Ciò, non già nel senso della sua redazione all'interno del ricorso, ma in quello di un'indicazione di chiusura del ragionamento svolto con il motivo: solo in questo senso, infatti, il quesito è conclusivo.
Il contenuto del quesito di diritto, infine, deve comprendere l'indicazione delle norme erroneamente interpretate o non considerate nella sentenza impugnata e della loro corretta interpretazione che si chiede alla Cassazione di confermare con riferimento alla soluzione criticata con il motivo o con il ricorso.
A questo scopo non sarebbe sufficiente la mera denuncia della violazione di legge, perchè in questo modo il quesito verrebbe a mancare, nè basterebbe una sintesi del motivo, perchè questa non sarebbe utile allo scopo. E' chiesta, invece, l'idoneità del quesito ad individuare l'oggetto del motivo, indipendentemente dalla fondatezza o dalla infondatezza, anche manifeste, di quest'ultimo.
Ciò, perchè dalla lettura del solo quesito, inteso come sintesi logico giuridica della questione, la Corte di cassazione deve poter individuare l'errore di diritto asseritamente compiuto dal giudice e, secondo la prospettazione del ricorrente, la regola da applicare.
Il che segna anche la diversità tra quesito di diritto e motivo, come questa Corte ha già indicato (sent. 17 luglio 2007, n. 15949;
SS.UU. 1 ottobre 2007, n. 20603 e 29 ottobre 2007, n. 22640).
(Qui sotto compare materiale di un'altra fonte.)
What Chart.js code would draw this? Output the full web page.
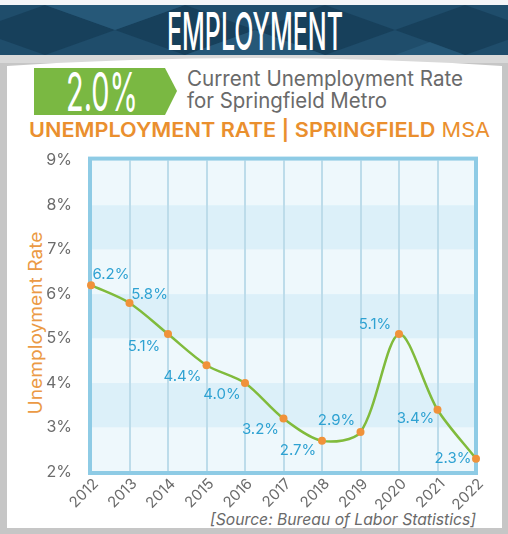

Nè vale obbiettare che quest'ultima differenziazione è smentita dalla prevista decisione camerale e dall'esigenza della più celere definizione dei ricorsi; nel senso che il relatore diligente è sempre pronto a riferire alla udienza pubblica, che non vi sono differenze tra il riferire in camera di consiglio o all'udienza e tra la stesura di un'ordinanza o di una sentenza. Questi ultimi, infatti, sono fattori che dipendono dal corretto esercizio del potere di selezione dei ricorsi e non dall'errata configurazione della distinzione tra quesito e motivo.
Entro questi limiti, si può anche convenire con le affermazioni, che il quesito di diritto concorre a riaffermare la cultura del processo di legittimità, per la realizzazione della funzione nomofilattica della Corte di Cassazione, che il quesito di diritto risponde all'esigenza di soddisfare l'interesse del ricorrente ad una decisione della lite diversa da quella cui è pervenuta la sentenza impugnata, che i quesiti formulati per ciascun motivo del ricorso consentono l'individuazione del diverso principio di cui è auspicata l'applicazione ad opera della Corte di Cassazione nel segno di una decisione diversa da quella impugnata (in questo senso, sia pure sotto profili diversi, le sentenze, SS.UU. 12 maggio 2008, n. 11650, 12 marzo 2008, n. 6530, 14 febbraio 2008, n. 3519, 29 ottobre 2007 n. 22640, 22 giugno 2007 n. 14682, 21 giugno 2007 n. 14385, tra le molte).
3. Nella fattispecie, l'unico motivo del ricorso si conclude con la formulazione del seguente quesito di diritto: Dica la Suprema Corte se, ritenuto applicabile al caso in esame il termine di prescrizione ex art. 29411 c.c., comma 3, se le raccomandate ricevute dai convenuti in data 24 e 30 dicembre 1992 costituiscano validi atti interruttivi della prescrizione del diritto al risarcimento del danno (in considerazione del fatto che la sentenza penale è divenuta irrevocabile 11 22.04.1991) e del fatto che l'atto di citazione risulta essere notificato l'11.11.1994) e se le stesse siano state prodotte in giudizio tempestivamente o tardivamente.
Il quesito non risponde ai requisiti prima enunciati, poichè non contiene indicativi riferimenti alla sentenza impugnata, perchè lamenta la violazione dell'art. 2934 c.c. e segg. e dell'art. 2947 c.c., n. 3, senza considerare che la decisione impugnata ha dichiarato anche la nullità dell'atto di appello di uno dei danneggiati, perchè non consente di ricavare le ragioni per le quali stata resa la dichiarazione di prescrizione e, infine, perchè prospetta solo in modo generico la violazione delle norme prima indicate.
4. Il ricorso, pertanto, è dichiarato inammissibile.
Le spese di questo giudizio possono essere interamente compensate, ricorrendo giustificati motivi.
P.Q.M.
La Corte dichiara inammissibile il ricorso e compensa interamente tra le parti le spese del giudizio.